**Information supplied:**
|---|
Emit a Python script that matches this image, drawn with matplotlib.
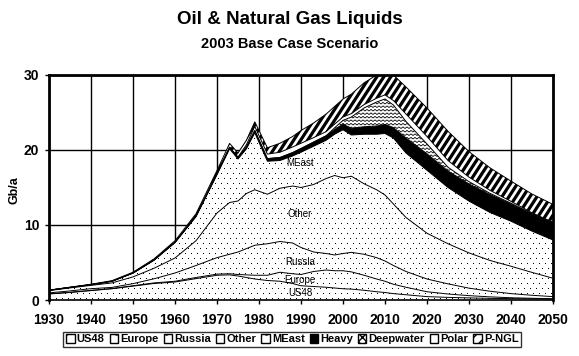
import matplotlib.pyplot as plt
import numpy as np
from matplotlib.patches import Patch

plt.rcParams['font.family'] = ['Liberation Sans', 'DejaVu Sans']

# Gb/a per region
years = [1930, 1935, 1940, 1945, 1950, 1955, 1960, 1965, 1970, 1973, 1975, 1977, 1979,
         1982, 1985, 1988, 1990, 1993, 1996, 1998, 2000, 2002, 2005, 2008, 2010, 2012,
         2015, 2020, 2025, 2030, 2035, 2040, 2045, 2050]
us48 = [0.8, 1.0, 1.25, 1.5, 1.85, 2.2, 2.4, 2.85, 3.3, 3.35, 3.2, 3.0, 2.8, 2.6, 2.5, 2.2, 1.9,
        1.8, 1.7, 1.6, 1.5, 1.45, 1.3, 1.1, 1.0, 0.85, 0.7, 0.45, 0.35, 0.28, 0.22, 0.18, 0.15, 0.12]
europe = [0.03, 0.03, 0.04, 0.03, 0.05, 0.08, 0.1, 0.15, 0.15, 0.15, 0.2, 0.35, 0.5, 0.7, 1.2, 1.3,
          1.5, 2.0, 2.3, 2.3, 2.4, 2.3, 2.0, 1.7, 1.5, 1.25, 1.0, 0.65, 0.45, 0.3, 0.2, 0.12, 0.08, 0.05]
russia = [0.12, 0.18, 0.22, 0.15, 0.28, 0.55, 1.1, 1.6, 2.2, 2.6, 3.0, 3.5, 4.0, 4.2, 4.1, 4.1, 3.6,
          2.6, 2.2, 2.1, 2.3, 2.6, 2.8, 2.85, 2.7, 2.5, 2.1, 1.7, 1.35, 1.0, 0.75, 0.55, 0.4, 0.28]
other = [0.3, 0.4, 0.44, 0.6, 0.9, 1.4, 2.0, 3.3, 5.95, 6.9, 6.8, 7.35, 7.4, 6.6, 7.1, 7.6, 8.0,
         9.0, 10.0, 10.6, 10.1, 10.15, 9.4, 9.05, 8.8, 8.2, 7.2, 6.1, 5.35, 4.7, 4.1, 3.65, 3.05, 2.45]
meast = [0.05, 0.07, 0.1, 0.22, 0.5, 1.07, 2.05, 3.2, 5.1, 7.15, 5.6, 5.95, 7.6, 4.4, 3.7, 4.0, 4.7,
         5.1, 5.1, 5.5, 6.4, 5.5, 6.6, 7.4, 8.2, 8.8, 8.6, 8.4, 7.5, 6.9, 6.4, 6.0, 5.5, 5.1]
heavy = [0, 0, 0, 0, 0.02, 0.03, 0.05, 0.1, 0.15, 0.2, 0.2, 0.25, 0.3, 0.35, 0.4, 0.45, 0.5,
         0.55, 0.6, 0.65, 0.75, 0.9, 1.0, 1.1, 1.2, 1.4, 2.0, 2.2, 2.2, 2.3, 2.4, 2.3, 2.3, 2.3]
deep = [0, 0, 0, 0, 0, 0, 0, 0, 0, 0, 0, 0, 0, 0, 0, 0, 0, 0, 0,
        0.2, 0.5, 1.5, 2.5, 3.2, 3.4, 3.0, 2.2, 1.3, 0.5, 0.3, 0.15, 0.1, 0.05, 0.0]
polar = [0, 0, 0, 0, 0, 0, 0, 0, 0.02, 0.03, 0.05, 0.3, 0.55, 0.6, 0.7, 0.75, 0.7,
         0.6, 0.55, 0.5, 0.45, 0.45, 0.45, 0.5, 0.55, 0.6, 1.0, 1.0, 0.9, 0.6, 0.4, 0.25, 0.1, 0.05]
pngl = [0.02, 0.03, 0.05, 0.08, 0.1, 0.15, 0.2, 0.3, 0.4, 0.5, 0.55, 0.6, 0.6, 0.85, 1.2, 1.4, 1.7,
        1.95, 2.35, 2.35, 2.4, 2.6, 2.9, 3.1, 3.2, 3.4, 3.6, 3.8, 3.9, 3.4, 3.0, 2.7, 2.5, 2.4]

names = ['US48', 'Europe', 'Russia', 'Other', 'MEast', 'Heavy', 'Deepwater', 'Polar', 'P-NGL']
series = [us48, europe, russia, other, meast, heavy, deep, polar, pngl]
xt = np.arange(1930, 2051, 10)

x = np.array(years)
cum = np.cumsum(np.array(series), axis=0)
base = np.vstack([np.zeros(len(x)), cum[:-1]])

fig = plt.figure(figsize=(5.79, 3.56), dpi=100)
ax = fig.add_axes([49 / 579, 1 - 300 / 356, 504 / 579, 225 / 356])

polys = []
for i in range(len(series)):
    fc = 'black' if names[i] == 'Heavy' else 'white'
    p = ax.fill_between(x, base[i], cum[i], facecolor=fc, edgecolor='none', zorder=2)
    polys.append(p)
for i in range(len(series)):
    ax.plot(x, cum[i], color='black', lw=0.7, zorder=5)

# dotted texture over the five regional areas
dot_area = ax.fill_between(x, 0, cum[4], facecolor='none', edgecolor='none')
gx, gy = np.meshgrid(np.arange(1, 504, 6.0), np.arange(1, 225, 5.0))
gx[1::2] += 3
dots, = ax.plot(gx.ravel() / 504, gy.ravel() / 225, ls='none', marker=',', color='black',
                transform=ax.transAxes, zorder=3)
dots.set_clip_path(dot_area.get_paths()[0], ax.transData)

# zigzag texture for deepwater
zz = np.arange(0, 504, 2.0)
for row in np.arange(0, 225, 3.5):
    zy = row + np.where(np.arange(len(zz)) % 2 == 0, 0, 1.6)
    ln, = ax.plot(zz / 504, zy / 225, color='black', lw=0.6, transform=ax.transAxes, zorder=3)
    ln.set_clip_path(polys[6].get_paths()[0], ax.transData)

# bold diagonal stripes for P-NGL
dx = 225 / np.tan(np.radians(57))
for u in np.arange(-dx, 504, 7.0):
    ln, = ax.plot([u / 504, (u + dx) / 504], [0, 1], color='black', lw=2.3,
                  solid_capstyle='butt', transform=ax.transAxes, zorder=3)
    ln.set_clip_path(polys[8].get_paths()[0], ax.transData)

lab_kw = dict(fontsize=7, ha='center', va='center', zorder=6)
ax.text(1989.8, 18.3, 'MEast', **lab_kw)
ax.text(1989.8, 11.5, 'Other', **lab_kw)
ax.text(1989.8, 5.1, 'Russia', **lab_kw)
ax.text(1989.8, 2.7, 'Europe', **lab_kw)
ax.text(1989.8, 0.93, 'US48', **lab_kw)

ax.set_xlim(1930, 2050)
ax.set_ylim(0, 30)
ax.set_xticks(xt)
ax.set_yticks([0, 10, 20, 30])
ax.grid(True, color='black', lw=1)
ax.set_axisbelow(True)
for s in ax.spines.values():
    s.set_linewidth(2)
ax.spines['bottom'].set_linewidth(1.2)
ax.tick_params(axis='x', direction='out', length=3, width=1, pad=6)
ax.tick_params(axis='y', direction='out', length=3, width=1, pad=4)
for t in ax.get_xticklabels() + ax.get_yticklabels():
    t.set_fontweight('bold')
    t.set_fontsize(10)
fig.text(14 / 579, 1 - 190 / 356, 'Gb/a', rotation=90, ha='center', va='center',
         fontweight='bold', fontsize=9)

fig.text(0.5, 1 - 20 / 356, 'Oil & Natural Gas Liquids', ha='center', va='center',
         fontsize=13.5, fontweight='bold')
fig.text(0.5, 1 - 44 / 356, '2003 Base Case Scenario', ha='center', va='center',
         fontsize=10.5, fontweight='bold')

handles = [Patch(facecolor='white', edgecolor='black', hatch='.') for _ in range(5)]
handles.append(Patch(facecolor='black', edgecolor='black'))
handles.append(Patch(facecolor='white', edgecolor='black', hatch='xxxx'))
handles.append(Patch(facecolor='white', edgecolor='black'))
handles.append(Patch(facecolor='white', edgecolor='black', hatch='///'))
leg = fig.legend(handles, names, loc='lower center', bbox_to_anchor=(0.505, 0.025), ncol=9,
                 fontsize=8, frameon=True, fancybox=False, handlelength=0.75, handleheight=0.75,
                 handletextpad=0.2, columnspacing=0.45, borderpad=0.25, borderaxespad=0)
leg.get_frame().set_edgecolor('black')
leg.get_frame().set_linewidth(1)
for t in leg.get_texts():
    t.set_fontweight('bold')

fig.savefig('out.png', dpi=100)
|---|
**Work to do:** Reproduce the data above word for word from its first line through the line that holds "plt.rcParams['font.family'] = ['Liberation", both ends included; skip pictures.

**Exercise response:**
Emit a Python script that matches this image, drawn with matplotlib.
import matplotlib.pyplot as plt
import numpy as np
from matplotlib.patches import Patch

plt.rcParams['font.family'] = ['Liberation Sans', 'DejaVu Sans']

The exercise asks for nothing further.